Q: Changing the actual nature of the alliance, is it becoming in addition to being a defensive organization often engaging in preventative operations?

Jamie Shea: It's a side of defense, of course. Defensive strategy was never the way to wait for catastrophes to happen before deciding if there was a reason to do something. We've seen, as I've said, in the Balkans, the terrible consequences of delaying, of waiting too long, of trying to sort out whether this was an international war or a civil war and those lives are not going to come back, as we know.

But the key thing is first of all, for the alliance, preventative action will require a basis in international law. That's clear. In many cases, we will seek the approval of the United Nations Security Council, obviously, which NATO has always done, by the way, for every single action, we have never not sought a U.N. Security Council endorsement and in every case except one, the Kosovo air campaign, we've had that U.N. Security Council endorsement. The decision will have to be a collective one of all 19 allies. There will be no majority voting on these things. Many countries, of course, will have domestic constitutional procedures to accomplish, like in Germany, or Hungary, or Turkey, parliamentary approval.
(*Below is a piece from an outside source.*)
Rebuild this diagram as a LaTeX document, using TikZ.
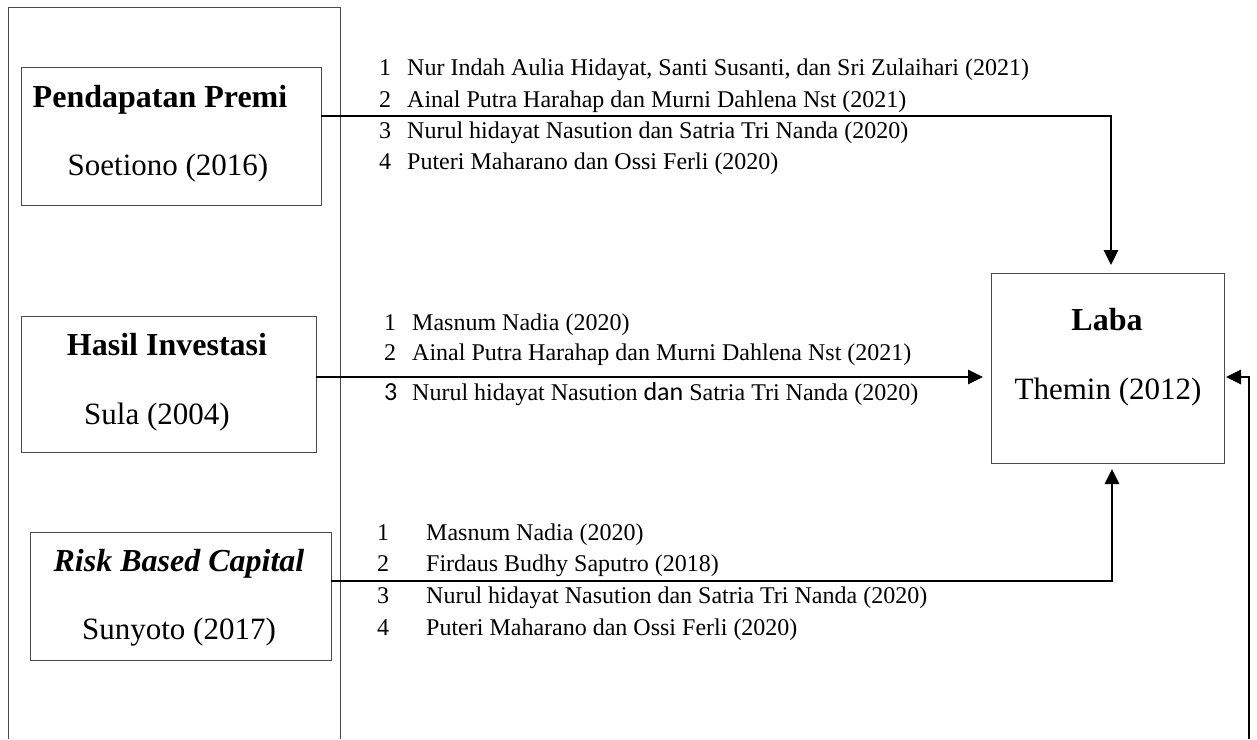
\documentclass[tikz,border=0pt]{standalone}
\usepackage{fontspec}
\setmainfont{Liberation Serif}
\newfontfamily\calib{Carlito}
\usetikzlibrary{arrows.meta}
\definecolor{bordergray}{HTML}{4A4A4A}
\tikzset{
  boxnode/.style={draw=bordergray, line width=0.9pt, inner sep=0pt, rectangle},
  conn/.style={line width=2.8pt, black, -{Triangle[length=15pt,width=14pt]}},
  ttl/.style={anchor=base, inner sep=0pt, font=\fontsize{32}{36}\selectfont\bfseries},
  subt/.style={anchor=base, inner sep=0pt, font=\fontsize{31}{36}\selectfont},
  lst/.style={anchor=base west, inner sep=0pt, font=\fontsize{24}{28}\selectfont},
}
\begin{document}
\begin{tikzpicture}[x=1pt,y=-1pt]
\useasboundingbox (0,0) rectangle (1257,739);
% outer open frame
\draw[draw=bordergray, line width=0.9pt] (8,739) -- (8,7) -- (340,7) -- (340,739);

% boxes
\node[boxnode, minimum width=300pt, minimum height=138pt] (P) at (171,136) {};
\node[boxnode, minimum width=295pt, minimum height=136pt] (H) at (168.5,384) {};
\node[boxnode, minimum width=301pt, minimum height=128pt] (R) at (180.5,596) {};
\node[boxnode, minimum width=233pt, minimum height=190pt] (L) at (1107.5,368) {};

% box texts
\node[ttl] (Pt) at (160,107) {Pendapatan Premi};
\node[subt] (Ps) at (168,175) {Soetiono (2016)};
\node[ttl] (Ht) at (167,355) {Hasil Investasi};
\node[subt] (Hs) at (157,424) {Sula (2004)};
\node[ttl, font=\fontsize{32}{36}\selectfont\bfseries\itshape] (Rt) at (179,571) {Risk Based Capital};
\node[subt] (Rs) at (179,639) {Sunyoto (2017)};
\node[ttl] (Lt) at (1107,330) {Laba};
\node[subt] (Ls) at (1108,399) {Themin (2012)};

% connector coordinates
\coordinate (p1) at (P.east |- 0,116);
\coordinate (p2) at (1111,265);
\coordinate (h1) at (H.east |- 0,377);
\coordinate (h2) at (983,377);
\coordinate (r1) at (R.east |- 0,581);
\coordinate (r2) at (1112,469);
\coordinate (b1) at (1249,739);
\coordinate (b2) at (1226,377);

\draw[conn] (p1) -| (p2);
\draw[conn] (h1) -- (h2);
\draw[conn] (r1) -| (r2);
\draw[conn] (b1) |- (b2);

% list 1
\node[lst] (a1n) at (379,75) {1};
\node[lst] (a1t) at (407,75) {Nur Indah Aulia Hidayat, Santi Susanti, dan Sri Zulaihari (2021)};
\node[lst] (a2n) at (379,107) {2};
\node[lst] (a2t) at (407,107) {Ainal Putra Harahap dan Murni Dahlena Nst (2021)};
\node[lst] (a3n) at (379,138) {3};
\node[lst] (a3t) at (407,138) {Nurul hidayat Nasution dan Satria Tri Nanda (2020)};
\node[lst] (a4n) at (379,169) {4};
\node[lst] (a4t) at (407,169) {Puteri Maharano dan Ossi Ferli (2020)};

% list 2
\node[lst] (b1n) at (384,330) {1};
\node[lst] (b1t) at (412,330) {Masnum Nadia (2020)};
\node[lst] (b2n) at (384,360) {2};
\node[lst] (b2t) at (412,360) {Ainal Putra Harahap dan Murni Dahlena Nst (2021)};
\node[lst, font=\fontsize{26}{30}\calib] (b3n) at (384,400) {3};
\node[lst] (b3t) at (412,400) {Nurul hidayat Nasution {\fontsize{26}{30}\calib dan} Satria Tri Nanda (2020)};

% list 3
\node[lst] (c1n) at (377,540) {1};
\node[lst] (c1t) at (426,540) {Masnum Nadia (2020)};
\node[lst] (c2n) at (377,571) {2};
\node[lst] (c2t) at (426,571) {Firdaus Budhy Saputro (2018)};
\node[lst] (c3n) at (377,603) {3};
\node[lst] (c3t) at (426,603) {Nurul hidayat Nasution dan Satria Tri Nanda (2020)};
\node[lst] (c4n) at (377,635) {4};
\node[lst] (c4t) at (426,635) {Puteri Maharano dan Ossi Ferli (2020)};
\end{tikzpicture}
\end{document}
But to answer you question, the key thing is that we are able to speed up our decision-making, not change it, not make it less democratic, but to speed it up in such a way that we can actually use the NATO response force as an instrument of prevention and take advantage of the fact that it will be able to arrive anywhere within five days. There is obviously little point of having more rapid reaction forces if the decision-making is not as rapid as to take advantage of that speed.

Well, ladies and gentlemen, I would like to thank both listeners, friends and colleagues and the audience here for being here today and asking questions, which were obviously better than the answers. That's in the nature of good questions. And I look forward to the second lecture in this series in two weeks time when, as I said, to remind everybody, will be focusing on NATO's experience in the Balkans in the 1990s.

Thank you very much.

  1. Turkey recognises the Republic of Macedonia with its constitutional name.